This webpage uses the
Runge-Kutta-Fehlberg fourth-order method with fifth-order error checking (RKF45) to approximate the solution to the problem of the simple pendulum: \[ \dfrac{d^2 \theta}{dt^2} = -\dfrac{g}{l} \cos{\theta} \] where \(g\) is the acceleration due to gravity in metres per second squared, \(l\) is the length of the pendulum in metres, \(\theta\) is the angle from the positive \(x\) axis (in radians) and \(t\) is the time in seconds. Below you can specify the various parameters for the problem we will solve. The error in \(\dot{\theta}\) mentioned in the table below is approximated using this formula derived by integrating the above equation: \[ \dot{\theta} = \pm \sqrt{\dot{\theta}_0^2 + \dfrac{2g}{l}\left(\sin{\theta_0} - \sin{\theta}\right)}. \] Our \(\theta\) approximations are substituted in, and our \(\dot{\theta}\) RKF45 approximation is subtracted from this value.

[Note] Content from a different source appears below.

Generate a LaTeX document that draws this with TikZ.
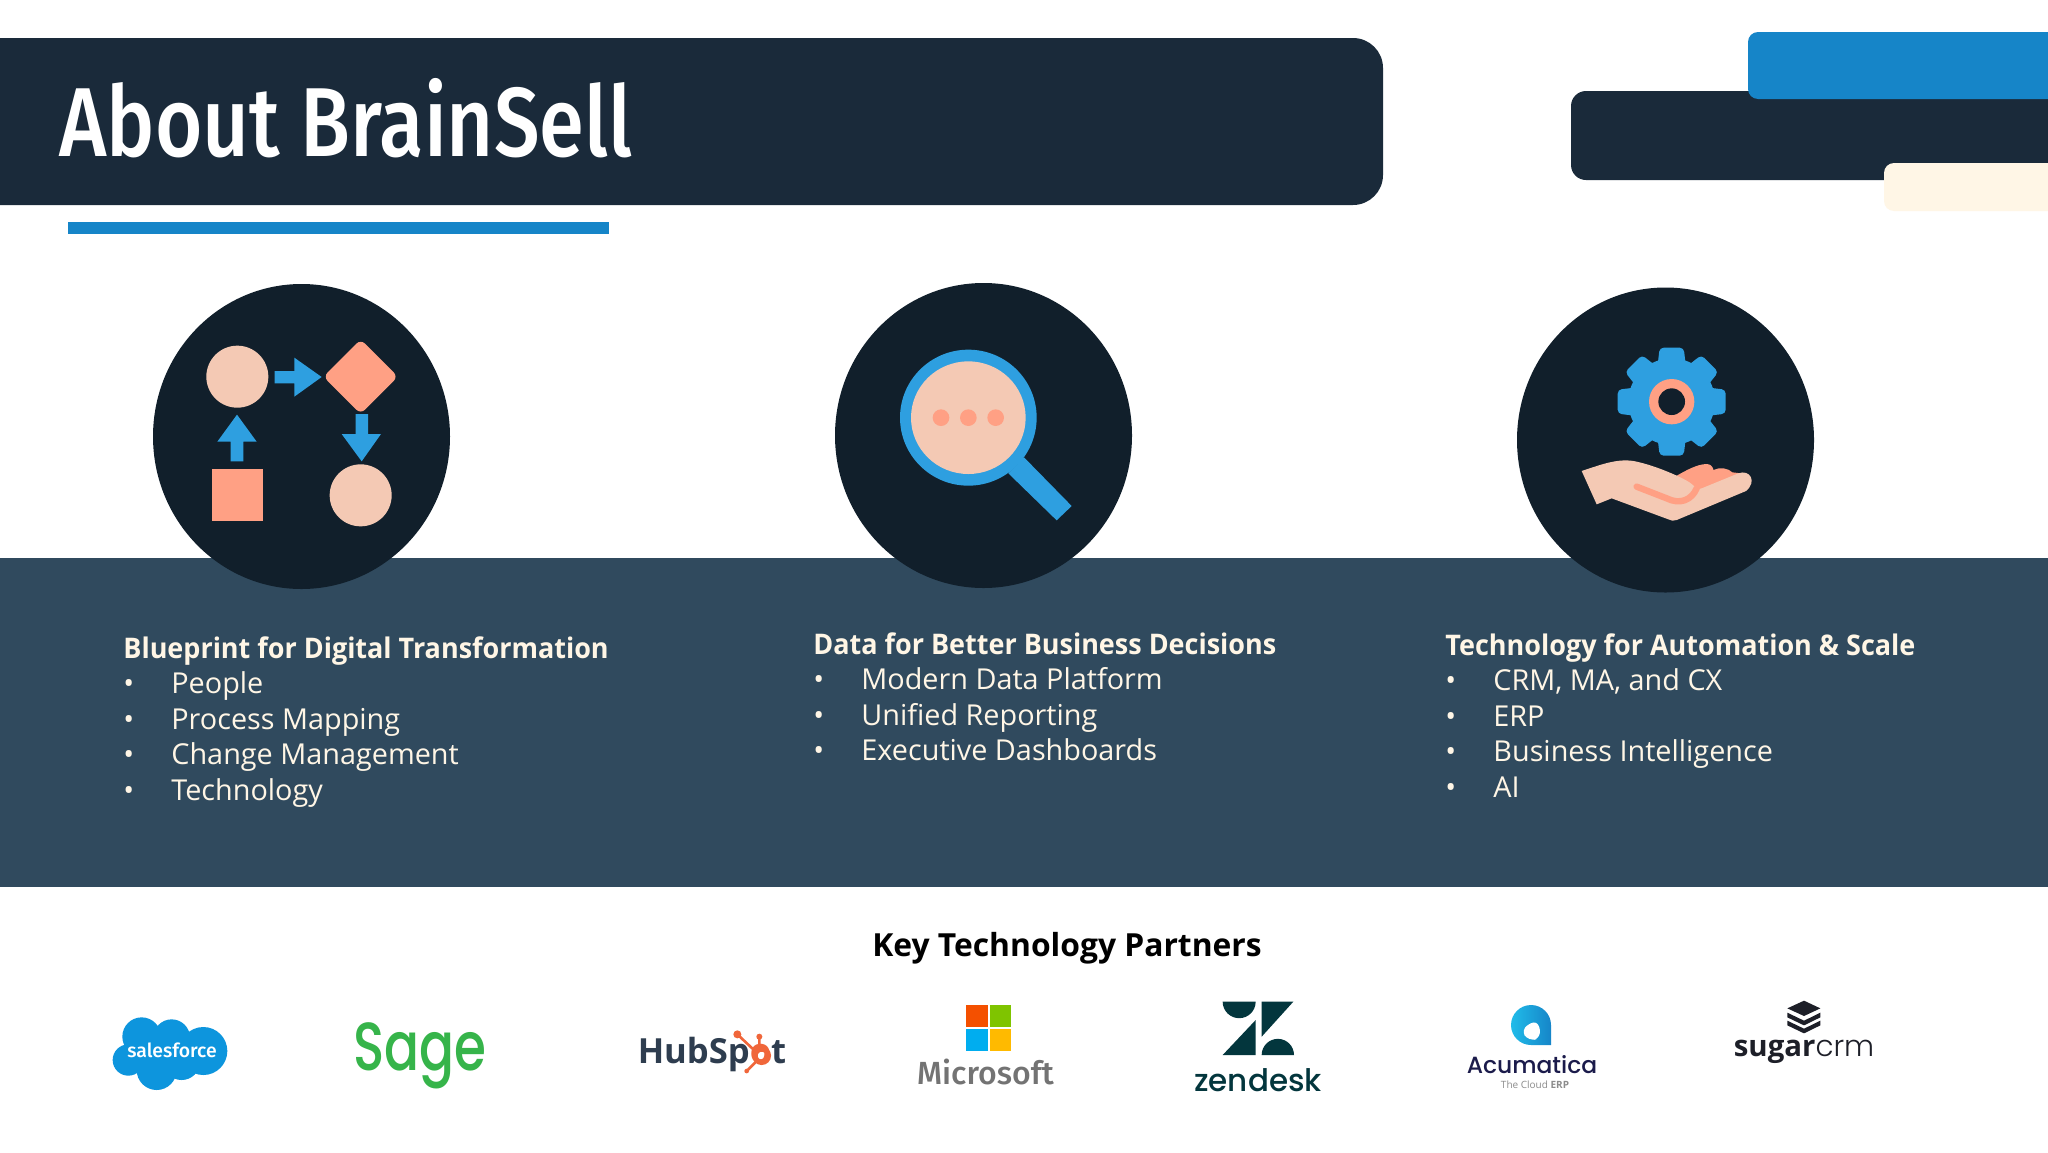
\documentclass[tikz,border=0pt]{standalone}
\usepackage{fontspec}
\usetikzlibrary{positioning}
\setmainfont{Open Sans}
\newfontfamily\titlefont[FakeStretch=0.83]{Fira Sans Medium}
\newfontfamily\headfont[FakeStretch=0.95]{Open Sans}
\newfontfamily\semifont{Fira Sans Medium}
\newfontfamily\sagefont[FakeStretch=0.76]{Poppins Medium}
\newfontfamily\logolight{Poppins Light}
\newfontfamily\logomed{Poppins Medium}
\newcommand{\bul}{\makebox[24pt][l]{\textbullet}}
\definecolor{barnavy}{HTML}{1A2A3A}
\definecolor{discnavy}{HTML}{111F2B}
\definecolor{bandblue}{HTML}{304A5E}
\definecolor{iconblue}{HTML}{2E9FE0}
\definecolor{deepblue}{HTML}{1685C8}
\definecolor{salmon}{HTML}{FFA084}
\definecolor{peach}{HTML}{F4C9B4}
\definecolor{creamy}{HTML}{FFF6E6}
\definecolor{sfblue}{HTML}{0D95DD}
\definecolor{sagegreen}{HTML}{36B44A}
\definecolor{hubdark}{HTML}{2E3D4F}
\definecolor{huborange}{HTML}{F0663A}
\definecolor{zengreen}{HTML}{03363D}
\definecolor{acunavy}{HTML}{1B1B4B}
\definecolor{sugardark}{HTML}{1D1F28}
\definecolor{msred}{HTML}{F45000}
\definecolor{msgreen}{HTML}{7FC400}
\definecolor{msblue}{HTML}{00ADEF}
\definecolor{msyellow}{HTML}{FFBA00}

\begin{document}
\begin{tikzpicture}
[
  x=0.5pt,
  y=-0.5pt,
  node distance=17.8pt,
  on grid,
  disc/.style={fill=discnavy},
  headline/.style={anchor=west, inner sep=0pt, text=creamy, font=\headfont\bfseries\fontsize{14.2}{16}\selectfont, text height=11pt, text depth=3pt},
  entry/.style={anchor=west, inner sep=0pt, text=creamy, font=\fontsize{14.4}{16}\selectfont, text height=11pt, text depth=3pt},
  logotext/.style={inner sep=0pt}
]
 \useasboundingbox (0,0) rectangle (2048,1152);
 \clip (0,0) rectangle (2048,1152);
 \fill[white] (0,0) rectangle (2048,1152);

 % header
 \fill[barnavy, rounded corners=15pt] (-80,38) rectangle (1383,205);
 \fill[deepblue] (68,222) rectangle (609,234);
 \fill[barnavy, rounded corners=7.5pt] (1571,91) rectangle (2140,180);
 \fill[deepblue, rounded corners=5pt] (1748,32) rectangle (2140,99);
 \fill[creamy, rounded corners=5pt] (1884,163) rectangle (2140,211);
 \node[anchor=west, inner sep=0pt, text=white, font=\titlefont\fontsize{49}{60}\selectfont] (title) at (59,118) {About BrainSell};

 % band and discs
 \fill[bandblue] (0,558) rectangle (2048,887);
 \fill[disc] (301.5,436.5) ellipse [x radius=148.5, y radius=152.5];
 \fill[disc] (983.5,435.5) ellipse [x radius=148.5, y radius=152.5];
 \fill[disc] (1665.5,440) ellipse [x radius=148.5, y radius=152.5];

 % process icon
 \begin{scope}[shift={(100,260)}, scale=1/3]
  \fill[peach] (412,350) circle [radius=93];
  \fill[peach] (782,706) circle [radius=93];
  \fill[salmon] (335,628) rectangle (490,784);
  \fill[salmon, rounded corners=3pt] (782,238) -- (894,350) -- (782,462) -- (670,350) -- cycle;
  \fill[iconblue] (524,333) -- (583,333) -- (583,293) -- (665,351) -- (583,410) -- (583,370) -- (524,370) -- cycle;
  \fill[iconblue] (767,462) -- (804,462) -- (804,522) -- (843,522) -- (785,604) -- (725,522) -- (767,522) -- cycle;
  \fill[iconblue] (392,604) -- (430,604) -- (430,545) -- (470,545) -- (411,464) -- (352,545) -- (392,545) -- cycle;
 \end{scope}

 % magnifier icon
 \begin{scope}[shift={(800,260)}, scale=1/3]
  \fill[iconblue] (672,592) -- (815,738) -- (770,781) -- (625,640) -- cycle;
  \fill[iconblue] (505,473) ellipse [x radius=205, y radius=204];
  \fill[peach] (505,473) ellipse [x radius=172, y radius=169];
  \foreach \dotx in {423,505,587}
    \fill[salmon] (\dotx,473) circle [radius=25];
 \end{scope}

 % gear and hand icon
 \begin{scope}[shift={(1500,270)}, scale=1/3]
  \foreach \toothang in {0,45,...,315}
    \fill[iconblue, rounded corners=2pt, rotate around={\toothang:(515,395)}] (471,300) -- (479,233) -- (551,233) -- (559,300) -- cycle;
  \fill[iconblue] (515,395) circle [radius=130];
  \fill[salmon] (515,395) circle [radius=68];
  \fill[discnavy] (515,395) circle [radius=40];
  \fill[salmon] (525,620) .. controls (560,600) and (590,583) .. (620,582) .. controls (635,582) and (640,595) .. (640,600) .. controls (660,590) and (685,595) .. (697,607) -- (722,610) -- (640,690) -- (560,680) -- cycle;
  \fill[peach] (245,603) .. controls (300,585) and (350,565) .. (400,573) .. controls (450,582) and (520,610) .. (560,632) .. controls (585,645) and (590,665) .. (605,655) -- (715,610) .. controls (750,597) and (772,635) .. (738,663) -- (530,750) .. controls (520,754) and (515,752) .. (505,748) -- (335,685) -- (290,703) -- cycle;
  \draw[salmon, line width=3.2pt, line cap=round] (410,650) -- (500,685) .. controls (540,705) and (575,690) .. (590,655);
 \end{scope}

 % text columns
 \node[headline] (plan0) at (123,650) {Blueprint for Digital Transformation};
 \node[entry, below=of plan0.west, anchor=west] (plan1) {\bul People};
 \node[entry, below=of plan1.west, anchor=west] (plan2) {\bul Process Mapping};
 \node[entry, below=of plan2.west, anchor=west] (plan3) {\bul Change Management};
 \node[entry, below=of plan3.west, anchor=west] (plan4) {\bul Technology};

 \node[headline] (data0) at (813,646) {Data for Better Business Decisions};
 \node[entry, below=of data0.west, anchor=west] (data1) {\bul Modern Data Platform};
 \node[entry, below=of data1.west, anchor=west] (data2) {\bul Unified Reporting};
 \node[entry, below=of data2.west, anchor=west] (data3) {\bul Executive Dashboards};

 \node[headline] (tech0) at (1445,647) {Technology for Automation \& Scale};
 \node[entry, below=of tech0.west, anchor=west] (tech1) {\bul CRM, MA, and CX};
 \node[entry, below=of tech1.west, anchor=west] (tech2) {\bul ERP};
 \node[entry, below=of tech2.west, anchor=west] (tech3) {\bul Business Intelligence};
 \node[entry, below=of tech3.west, anchor=west] (tech4) {\bul AI};

 \node[inner sep=0pt, font=\fontsize{15.9}{18}\selectfont\bfseries] (partners) at (1067,948.5) {Key Technology Partners};

 % salesforce
 \begin{scope}[shift={(100,1005)}, scale=1/3]
  \fill[sfblue] (85,165) circle [radius=47] (125,95) circle [radius=58] (215,98) circle [radius=55] (310,138) circle [radius=72] (170,195) circle [radius=60] (245,170) circle [radius=55] (180,130) circle [radius=60];
 \end{scope}
 \node[logotext, text=white, font=\semifont\fontsize{9.7}{11}\selectfont] (sforce) at (172,1050) {salesforce};

 % sage
 \node[logotext, text=sagegreen, font=\sagefont\fontsize{34}{40}\selectfont, anchor=base west] (sage) at (353,1070) {Sage};

 % hubspot
 \node[logotext, text=hubdark, font=\bfseries\fontsize{17.3}{20}\selectfont, anchor=base] (hub) at (712,1063) {HubSp\textcolor{huborange}{o}t};
 \begin{scope}[shift={(630,1015)}, scale=1/3]
  \draw[huborange, line width=2.65pt] (395,122) circle [radius=20];
  \draw[huborange, line width=1.3pt] (372,105) -- (322,58) (388,100) -- (388,65) (378,140) -- (350,168);
  \fill[huborange] (322,58) circle [radius=12] (388,65) circle [radius=9] (350,168) circle [radius=7];
 \end{scope}

 % microsoft
 \fill[msred] (966,1005) rectangle (988,1027);
 \fill[msgreen] (990,1005) rectangle (1011,1027);
 \fill[msblue] (966,1029) rectangle (988,1051);
 \fill[msyellow] (990,1029) rectangle (1011,1051);
 \node[logotext, text=black!55, font=\semifont\fontsize{16}{18}\selectfont] (msft) at (985.5,1072) {Microsoft};

 % zendesk
 \begin{scope}[shift={(890,990)}, scale=1/3]
  \fill[zengreen] (998,35) -- (1097,35) arc [start angle=0, end angle=180, radius=49.5] -- cycle;
  \fill[zengreen] (1097,90) -- (1097,195) -- (998,195) -- cycle;
  \fill[zengreen] (1115,35) -- (1210,35) -- (1115,140) -- cycle;
  \fill[zengreen] (1115,195) arc [start angle=180, end angle=360, radius=48.5] -- cycle;
 \end{scope}
 \node[logotext, text=zengreen, font=\logomed\fontsize{15.5}{18}\selectfont] (zen) at (1258,1080) {zendesk};

 % acumatica
 \begin{scope}[shift={(1430,990)}, scale=1/3]
  \shade[left color=iconblue!70!cyan, right color=deepblue] (363,105) arc [start angle=0, end angle=-270, radius=60] -- (363,165) -- cycle;
  \fill[white, rounded corners=4pt] (272,118) -- (322,88) -- (335,142) -- (296,155) -- cycle;
 \end{scope}
 \node[logotext, text=acunavy, font=\logomed\fontsize{11.7}{14}\selectfont, anchor=base] (acu) at (1532,1073) {Acumatica};
 \node[logotext, text=black!45, font=\fontsize{5}{6}\selectfont, anchor=base] (acucloud) at (1535,1088) {The Cloud \textbf{ERP}};

 % sugarcrm
 \begin{scope}[shift={(1430,990)}, scale=1/3]
  \fill[sugardark] (1122,32) -- (1171,55) -- (1122,78) -- (1072,55) -- cycle;
  \fill[sugardark] (1072,68) -- (1122,92) -- (1171,68) -- (1171,82) -- (1122,106) -- (1072,82) -- cycle;
  \fill[sugardark] (1072,92) -- (1122,116) -- (1171,92) -- (1171,106) -- (1122,130) -- (1072,106) -- cycle;
 \end{scope}
 \node[logotext, text=sugardark, font=\fontsize{14.7}{18}\selectfont, anchor=base] (sugar) at (1804,1056) {\textbf{sugar}{\logolight crm}};
\end{tikzpicture}
\end{document}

From this equation, the period \(T\) of the problem is approximated when the conditions for periodicity are satisfied, namely using the equation: \[ \begin{aligned} T &= 2 \left|\int_{\theta_\mathrm{min}}^{\theta_\mathrm{max}} \dfrac{d\theta}{\sqrt{\dot{\theta}_0^2 + \dfrac{2g}{l} (\sin{\theta_0} - \sin{\theta}})}\right| \end{aligned} \] where \(\theta_\mathrm{min}\) and \(\theta_\mathrm{max}\) are the two closest values for which \(\dot{\theta} = 0\). \(T\) is calculated using
Chebyshev-Gauss quadrature (Simpson's rule could not be used as there are unremovable singularities at the endpoints which makes Simpson's rule markedly less accurate).